Single by Blake Shelton

from the album Texoma Shore
- Released: January 29, 2018
- Genre: Country
- Length: 3:39
- Label: Warner Bros. Nashville
- Songwriters: Rhett Akins; Ashley Gorley; Ben Hayslip; Ross Copperman;
- Producer: Scott Hendricks

Blake Shelton singles chronology
| "You Make It Feel Like Christmas" (2017) | "I Lived It" (2018) | "Turnin' Me On" (2018) |

= I Lived It =

"I Lived It" is a song written by Rhett Akins, Ashley Gorley, Ben Hayslip, and Ross Copperman and recorded by American country music singer Blake Shelton. It was released in January 2018 as the second single from Shelton's 2017 album Texoma Shore.

==Content==
"I Lived It" features a nostalgic look at the narrator's childhood. Shelton told The Boot that the song "really stands out to everybody as maybe the best song on the album".

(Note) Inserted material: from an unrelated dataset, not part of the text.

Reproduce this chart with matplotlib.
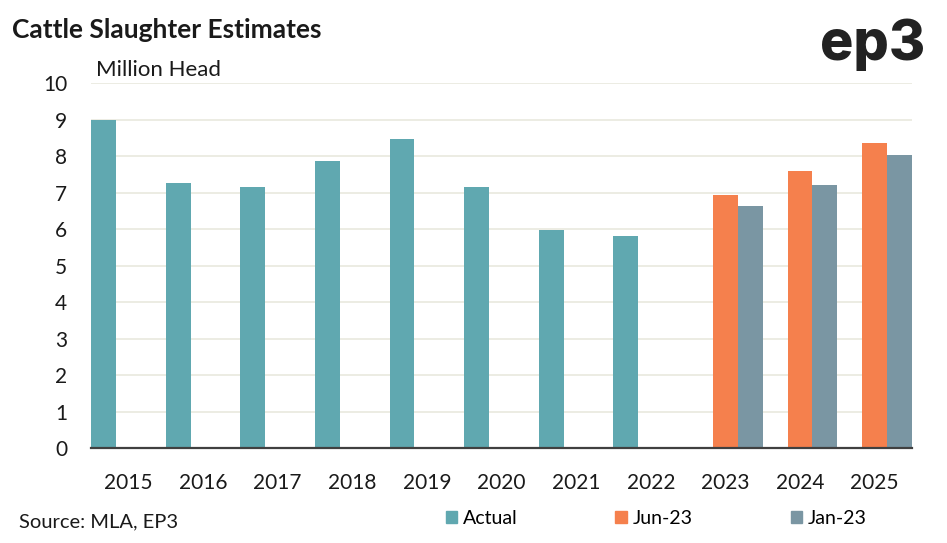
import matplotlib
matplotlib.use('Agg')

import numpy as np
import matplotlib.pyplot as plt
from matplotlib.patches import Patch

# values (million head)
years = ['2015', '2016', '2017', '2018', '2019', '2020', '2021', '2022', '2023', '2024', '2025']
actual = [9.0, 7.27, 7.16, 7.87, 8.47, 7.16, 5.98, 5.81, np.nan, np.nan, np.nan]
jun23 = [np.nan] * 8 + [6.94, 7.60, 8.37]
jan23 = [np.nan] * 8 + [6.64, 7.22, 8.03]

c_actual = '#60a8b0'
c_jun = '#f5804d'
c_jan = '#7a96a3'
grid_col = '#ebebe0'
txt_col = '#1a1a1a'

plt.rcParams['font.family'] = ['Lato', 'DejaVu Sans']

fig = plt.figure(figsize=(9.47, 5.43), dpi=100)
ax = fig.add_axes([91 / 947, 1 - 448 / 543, (912 - 91) / 947, (448 - 83.3) / 543])

x = np.arange(len(years))
w = 1 / 3
ax.bar(x - w, actual, width=w, color=c_actual, zorder=3)
ax.bar(x, jun23, width=w, color=c_jun, zorder=3)
ax.bar(x + w, jan23, width=w, color=c_jan, zorder=3)

ax.set_xlim(-0.5, len(years) - 0.5)
ax.set_ylim(0, 10)
ax.set_yticks(range(0, 11))
ax.set_xticks(x)
ax.set_xticklabels(years)
ax.yaxis.grid(True, color=grid_col, lw=1.3, zorder=0)
ax.set_axisbelow(True)
for s in ['top', 'right', 'left']:
    ax.spines[s].set_visible(False)
ax.spines['bottom'].set_color('#404040')
ax.spines['bottom'].set_linewidth(1.6)
ax.spines['bottom'].set_zorder(4)
ax.tick_params(axis='both', length=0, labelsize=15, colors=txt_col)
ax.tick_params(axis='y', pad=17)
ax.tick_params(axis='x', pad=18)

fig.text(12 / 947, 1 - 30 / 543, 'Cattle Slaughter Estimates', fontsize=19,
         fontweight='bold', color=txt_col, va='center', ha='left')
fig.text(96 / 947, 1 - 70 / 543, 'Million Head', fontsize=16, color=txt_col,
         va='center', ha='left')
fig.text(925 / 947, 1 - 45 / 543, 'ep3', fontsize=40, fontweight='heavy',
         family=['Inter', 'DejaVu Sans'], color='#222222', va='center', ha='right')
fig.text(19 / 947, 1 - 522 / 543, 'Source: MLA, EP3', fontsize=14.5, color=txt_col,
         va='center', ha='left')

handles = [Patch(color=c_actual), Patch(color=c_jun), Patch(color=c_jan)]
fig.legend(handles, ['Actual', 'Jun-23', 'Jan-23'], loc='center',
           bbox_to_anchor=(656 / 947, 1 - 518 / 543), ncol=3, frameon=False,
           fontsize=14, handlelength=0.57, handleheight=0.57, handletextpad=0.3,
           columnspacing=5.05)

fig.savefig('out.png', dpi=100)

==Commercial performance==
The song peaked at No. 3 on the Country Airplay chart for chart dated June 30, 2018. The song has sold 153,000 copies in the United States as of June 2018. It was certified Gold by the RIAA on July 31, 2019 for 500,000 units in sales and streams.

==Music video==
The accompanying music video for this song features photographs from Shelton's childhood and teenage years, interspersed with flashbacks and footage of Blake performing. It was filmed north of Los Angeles, CA, and directed by Adam Rothlein.

==Charts==

===Weekly charts===

Weekly chart performance for "I Lived It"
| Chart (2018) | Peak position |
|---|---|
| Canada Digital Song Sales (Billboard) | 35 |
| US Billboard Hot 100 | 63 |
| US Country Airplay (Billboard) | 3 |
| US Hot Country Songs (Billboard) | 8 |

===Year-end charts===

Year=end chart performance for "I Lived It"
| Chart (2018) | Position |
|---|---|
| US Country Airplay (Billboard) | 18 |
| US Hot Country Songs (Billboard) | 27 |
| US Radio Songs (Billboard) | 71 |

==Certifications==

| Region | Certification | Certified units/sales |
| Canada (Music Canada) | Gold | 40,000^{‡} |
| United States (RIAA) | Gold | 500,000^{‡} / 153,000 |
^{‡} Sales+streaming figures based on certification alone.